## Task objective
Locate the lines that hold the string "chart". Copy every such line.

## Recorded information

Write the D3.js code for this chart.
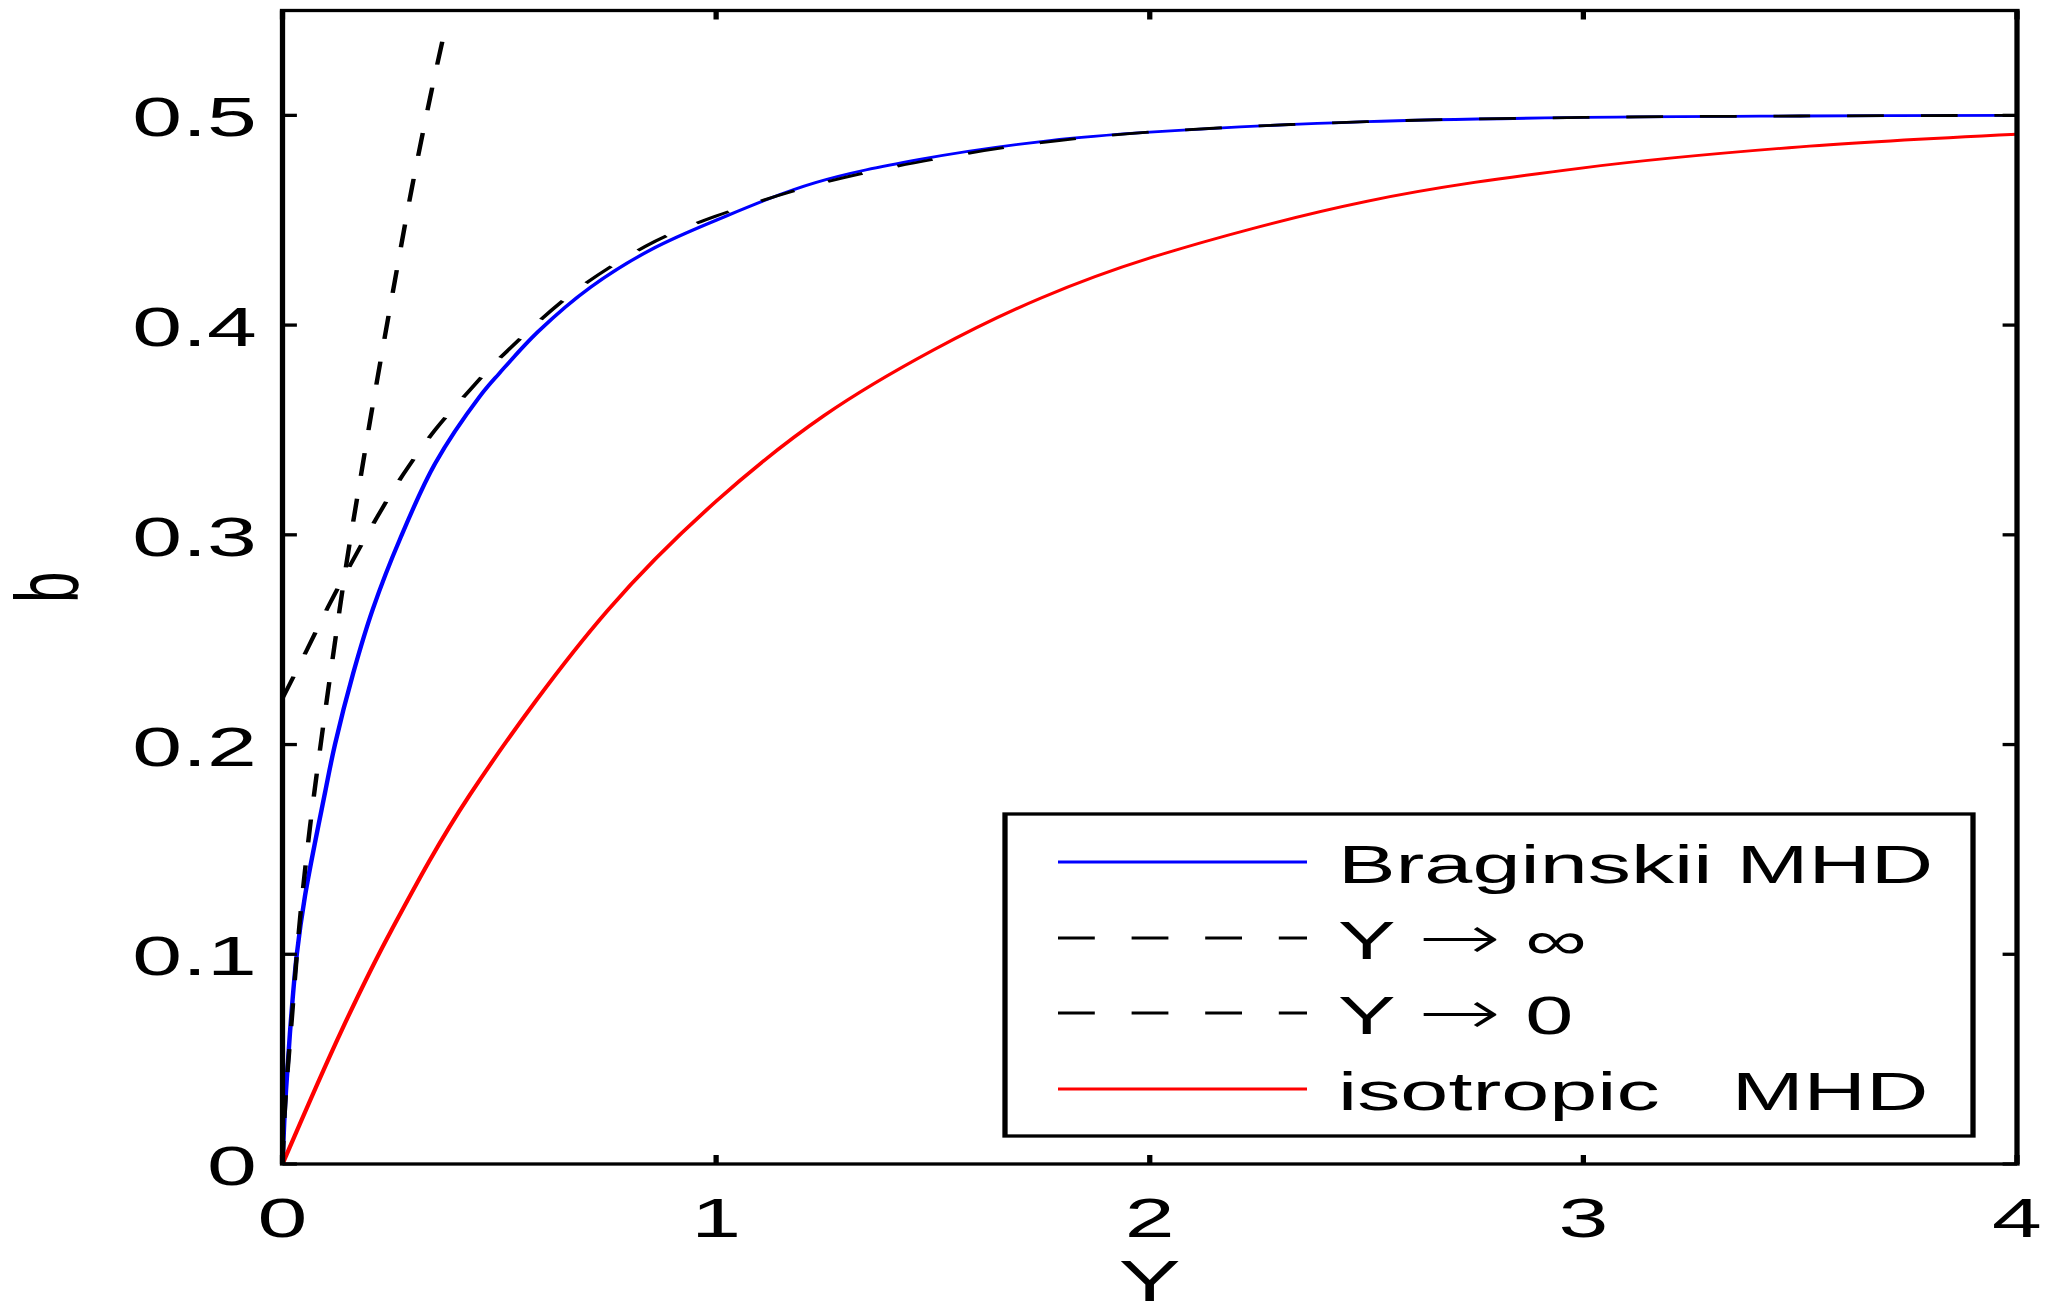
<!DOCTYPE html>
<html>
<head>
<meta charset="utf-8">
<script src="https://cdn.jsdelivr.net/npm/d3@7"></script>
<style>
  html, body { margin: 0; padding: 0; background: #fff; }
  svg { display: block; }
  text { font-family: "Liberation Sans", Arial, sans-serif; fill: #000; }
</style>
</head>
<body>
<svg id="chart"></svg>
<script>
// ─── Data ────────────────────────────────────────────────────────────────────

// Braginskii MHD (blue)
const bragY = [0, 0.004, 0.008, 0.017, 0.033, 0.052, 0.098, 0.121, 0.163, 0.209, 0.271, 0.352, 0.455, 0.5, 0.59, 0.71, 0.85, 1.0, 1.23, 1.47, 1.77, 2.0, 2.5, 3.0, 3.5, 4.0];
const bragB = [0, 0.02, 0.035, 0.062, 0.1, 0.128, 0.177, 0.2, 0.234, 0.265, 0.298, 0.334, 0.366, 0.377, 0.397, 0.418, 0.436, 0.45, 0.468, 0.479, 0.488, 0.492, 0.497, 0.499, 0.4997, 0.5];

// Y -> infinity asymptote (dashed)
const infY = [0, 0.056, 0.106, 0.16, 0.217, 0.279, 0.352, 0.432, 0.5, 0.68, 0.86, 1.0, 1.25, 1.5, 1.75, 2.0, 2.5, 3.0, 3.5, 4.0];
const infB = [0.222, 0.245, 0.266, 0.287, 0.308, 0.329, 0.350, 0.369, 0.384, 0.417, 0.440, 0.452, 0.468, 0.479, 0.487, 0.492, 0.497, 0.499, 0.4997, 0.5];

// Y -> 0 asymptote (dashed)
const zeroY = [0, 0.006, 0.021, 0.04, 0.063, 0.09, 0.117, 0.148, 0.179, 0.2, 0.221, 0.259, 0.298, 0.344, 0.377];
const zeroB = [0, 0.028, 0.068, 0.116, 0.160, 0.203, 0.243, 0.287, 0.326, 0.352, 0.377, 0.421, 0.465, 0.512, 0.543];

// isotropic MHD (red)
const isoY = [0, 0.137, 0.25, 0.432, 0.75, 1.0, 1.25, 1.5, 1.75, 2.0, 2.5, 3.0, 3.5, 4.0];
const isoB = [0, 0.064, 0.111, 0.176, 0.264, 0.316, 0.357, 0.388, 0.413, 0.432, 0.459, 0.475, 0.485, 0.491];

const xTickValues = [0, 1, 2, 3, 4];
const yTickValues = [0, 0.1, 0.2, 0.3, 0.4, 0.5];
const yTickLabels = ['0', '0.1', '0.2', '0.3', '0.4', '0.5'];

// legend labels, split so the TeX-style arrow can use a font with a full-size glyph
const legendLabels = [
  ['Braginskii MHD'],
  ['Y ', '\u2192', ' \u221E'],
  ['Y ', '\u2192', ' 0'],
  ['isotropic   MHD'],
];
const xLabel = 'Y';
const yLabel = 'b';

// ─── Layout ─────────────────────────────────────────────────────────────────
// The figure is stretched horizontally, so draw in a narrower viewBox
// and let the svg stretch it (lines and glyphs widen the same way).
const W = 2060, H = 1306, SX = 1.6;
const VW = W / SX;

const plot = { left: 282.5 / SX, right: 2017 / SX, top: 10.5, bottom: 1164 };
const tickLen = 9;
const axisW = 3.3;
const lineW = 2.8;
const dash = '23,23';

const svg = d3.select('#chart')
  .attr('width', W)
  .attr('height', H)
  .attr('viewBox', `0 0 ${VW} ${H}`)
  .attr('preserveAspectRatio', 'none');

const x = d3.scaleLinear().domain([0, 4]).range([plot.left, plot.right]);
const y = d3.scaleLinear().domain([0, 0.55]).range([plot.bottom, plot.top]);

const series = [
  { name: legendLabels[0], color: '#0000ff', dash: null, xs: bragY, ys: bragB },
  { name: legendLabels[1], color: '#000000', dash: dash, xs: infY,  ys: infB },
  { name: legendLabels[2], color: '#000000', dash: dash, xs: zeroY, ys: zeroB },
  { name: legendLabels[3], color: '#ff0000', dash: null, xs: isoY,  ys: isoB },
];

// ─── Curves ─────────────────────────────────────────────────────────────────
const line = d3.line()
  .x(d => x(d[0]))
  .y(d => y(d[1]))
  .curve(d3.curveCatmullRom.alpha(0.5));

svg.append('clipPath').attr('id', 'clip')
  .append('rect')
  .attr('x', plot.left).attr('y', plot.top)
  .attr('width', plot.right - plot.left)
  .attr('height', plot.bottom - plot.top);

const gLines = svg.append('g').attr('clip-path', 'url(#clip)');

gLines.selectAll('path')
  .data(series)
  .join('path')
  .attr('fill', 'none')
  .attr('stroke', s => s.color)
  .attr('stroke-width', lineW)
  .attr('stroke-dasharray', s => s.dash)
  .attr('d', s => line(s.xs.map((v, i) => [v, s.ys[i]])));

// ─── Axes box + inward ticks (all four sides) ───────────────────────────────
const gAxes = svg.append('g');

gAxes.selectAll('.tick-x')
  .data(xTickValues)
  .join('g')
  .attr('class', 'tick-x')
  .each(function (v) {
    const g = d3.select(this);
    g.append('line')
      .attr('x1', x(v)).attr('x2', x(v))
      .attr('y1', plot.bottom).attr('y2', plot.bottom - tickLen)
      .attr('stroke', '#000').attr('stroke-width', axisW);
    g.append('line')
      .attr('x1', x(v)).attr('x2', x(v))
      .attr('y1', plot.top).attr('y2', plot.top + tickLen)
      .attr('stroke', '#000').attr('stroke-width', axisW);
  });

gAxes.selectAll('.tick-y')
  .data(yTickValues)
  .join('g')
  .attr('class', 'tick-y')
  .each(function (v) {
    const g = d3.select(this);
    g.append('line')
      .attr('x1', plot.left).attr('x2', plot.left + tickLen)
      .attr('y1', y(v)).attr('y2', y(v))
      .attr('stroke', '#000').attr('stroke-width', axisW);
    g.append('line')
      .attr('x1', plot.right).attr('x2', plot.right - tickLen)
      .attr('y1', y(v)).attr('y2', y(v))
      .attr('stroke', '#000').attr('stroke-width', axisW);
  });

gAxes.append('rect')
  .attr('x', plot.left).attr('y', plot.top)
  .attr('width', plot.right - plot.left)
  .attr('height', plot.bottom - plot.top)
  .attr('fill', 'none')
  .attr('stroke', '#000')
  .attr('stroke-width', axisW);

// Tick labels
gAxes.selectAll('.xl')
  .data(xTickValues)
  .join('text')
  .attr('class', 'xl')
  .attr('x', d => x(d))
  .attr('y', plot.bottom + 73)
  .attr('text-anchor', 'middle')
  .attr('font-size', 56)
  .text(d => d3.format('d')(d));

gAxes.selectAll('.yl')
  .data(yTickValues)
  .join('text')
  .attr('class', 'yl')
  .attr('x', plot.left - 16)
  .attr('y', d => y(d) + 21)
  .attr('text-anchor', 'end')
  .attr('font-size', 56)
  .text((d, i) => yTickLabels[i]);

// Axis titles
svg.append('text')
  .attr('x', x(2))
  .attr('y', 1301)
  .attr('text-anchor', 'middle')
  .attr('font-size', 58)
  .text(xLabel);

svg.append('text')
  .attr('transform', `translate(${78 / SX},${(plot.top + plot.bottom) / 2}) rotate(-90)`)
  .attr('text-anchor', 'middle')
  .attr('font-size', 56)
  .text(yLabel);

// ─── Legend ─────────────────────────────────────────────────────────────────
const leg = { left: 1005 / SX, right: 1973 / SX, top: 814, bottom: 1136 };
const rowY = [862, 938, 1013, 1089];
const sample = { x1: 1058 / SX, x2: 1307 / SX };
const textX = 1338 / SX;

const gLeg = svg.append('g');
gLeg.append('rect')
  .attr('x', leg.left).attr('y', leg.top)
  .attr('width', leg.right - leg.left)
  .attr('height', leg.bottom - leg.top)
  .attr('fill', '#fff')
  .attr('stroke', '#000')
  .attr('stroke-width', axisW);

const items = gLeg.selectAll('.item')
  .data(series)
  .join('g')
  .attr('class', 'item');

items.append('line')
  .attr('x1', sample.x1).attr('x2', sample.x2)
  .attr('y1', (d, i) => rowY[i]).attr('y2', (d, i) => rowY[i])
  .attr('stroke', d => d.color)
  .attr('stroke-width', lineW)
  .attr('stroke-dasharray', d => d.dash);

items.append('text')
  .attr('x', textX)
  .attr('y', (d, i) => rowY[i] + 21)
  .attr('font-size', 54)
  .style('white-space', 'pre')
  .selectAll('tspan')
  .data(d => d.name)
  .join('tspan')
  .style('font-family', t => t === '\u2192' ? '"DejaVu Sans", sans-serif' : null)
  .attr('font-size', t => t === '\u2192' ? 62 : null)
  .attr('font-weight', t => t === '\u2192' ? 200 : null)
  .text(t => t);
</script>
</body>
</html>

## Result for this exercise
Write the D3.js code for this chart.
<svg id="chart"></svg>
const svg = d3.select('#chart')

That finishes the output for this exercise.